另外我们还有一些很文艺的需求,希望电影能够容纳一些人性的思考,所以我自己的一个想法是希望能够把娱乐价值和人性探讨自然融合在一部电影里面,我觉得这是我的理想。陆川:今天这个论坛的话题很大,它涵盖了产业的机遇和挑战,也包括了每一个导演个人的突破,一个突围,所以要讲起来有一点茫然。从我自身来说,从在电影学院做研究生开始,我一直是一个好莱坞电影的研究者,也是希望能用好莱坞电影的那种语言。当时我做的论文叫《体制中的作者》,因为在中国做导演没有办法离开这个体制,或多或少都会成为这个体制的受益者或者说一个跟体制博弈的作者,如果你还有良心的话,就要成为这么一个作者。好莱坞电影的语言是尊重观众的,它的制作也是尊重观众的,它不会强求你去受一次灵魂的教育,但是它可能会主题比较单一或者不断在翻拍经典的东西,它有它的问题。但是好莱坞电影并不一定是美国电影,实际上是吸取全球电影工业的精华力量做它自己的东西,每年的电影节是选拔或者发现新人的地方,用它的方式——电影,来统治其他的文明,现在的结果是它做到了。所以,一方面我觉得好莱坞电影进入中国市场,对于我们所有的创作者来说,是一次非常大的挑战,因为我们已经习惯了导演中心制,习惯了我们去向观众布道,向他们讲述我们的情怀,习惯了我们的优越性,当市场化赤裸裸站在我们面前的时候,我们不得不面对这个。不光是制作,我们要向他们学习态度,因为每一部电影的票房都是观众用手投票出来的。
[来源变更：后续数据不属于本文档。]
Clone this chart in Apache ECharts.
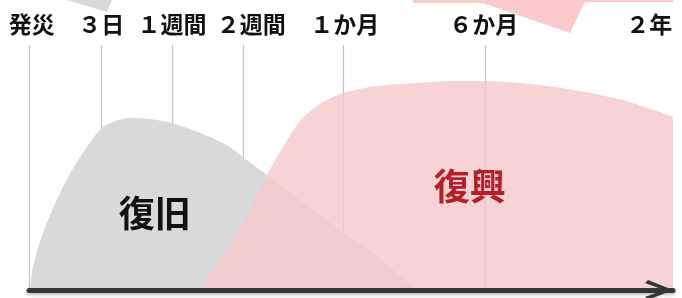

我和院线的人聊的时候,他们也觉得委屈,他们觉得自己在支持中国电影。好莱坞电影进来对创作者是一次比较好的正面的冲击。但是还有一个问题,比如我们理解电影,问题是否就是能不能与好莱坞竞争?这个也在论坛上提出过。你可以消费历史,可以让古人像科幻电影一样飞来飞去,在树梢上、房檐上飞来飞去,但是想认真复原历史的时候出了问题,而好莱坞可以这样做,好莱坞电影可以拍恐怖片、惊悚片,可以摧毁洛杉矶,但是类似的电影在中国不能出现。我说一个简单的要求,就是你们可以责备我们的这些导演,说我们做得不够好,但是在我们想努力的时候,你们有没有给我们平等的空间?好莱坞可以拍什么,也允许我们拍什么,同样的题材,也可以拍到中国电影里面,让我们有正常竞争的机会。我特别同意管虎导演的说法,2012 年对于中国电影市场是非常危机的情况,如果我们在每一个电影季都失手了,到年底怎么办?因为资本是趋利的,这是残酷的现实,一个趋利的资本可能就投到好莱坞市场了。我记得韩国电影好的时候,我认识的几个朋友他们不投中国电影,一直投韩国电影,比如《哭泣的拳头》,背后的资金都是中国的。明年中国电影怎么办?还会有600 部戏吗?这些问题需要我们思考,不光是鞭子打在我们身上,我也自己反省自己创作的态度和方式,包括《王的盛宴》,坦率地说,我跟覃宏说我还会剪,等到放映的那天,故事会更加漂亮、更顺畅,而不是充满那么多想法,想法放在电影里面是导演自己的事,但是首先还是要讲漂亮的故事。我最近在剪这个片子,我们会改变,观众想这么看故事,我们就要把故事讲得更漂亮。除了导演要改变,是否别的东西也要做改变?能够给我们更加宽松、平等的、舒适的环境,不光是让两三代电影人坐在这儿,是不是后面还有导演会有机会拍电影,而不是只拍网络电影,拍所谓微电影?这个真的是要大家有一种危机的感觉,因为我真的觉得非常危险了。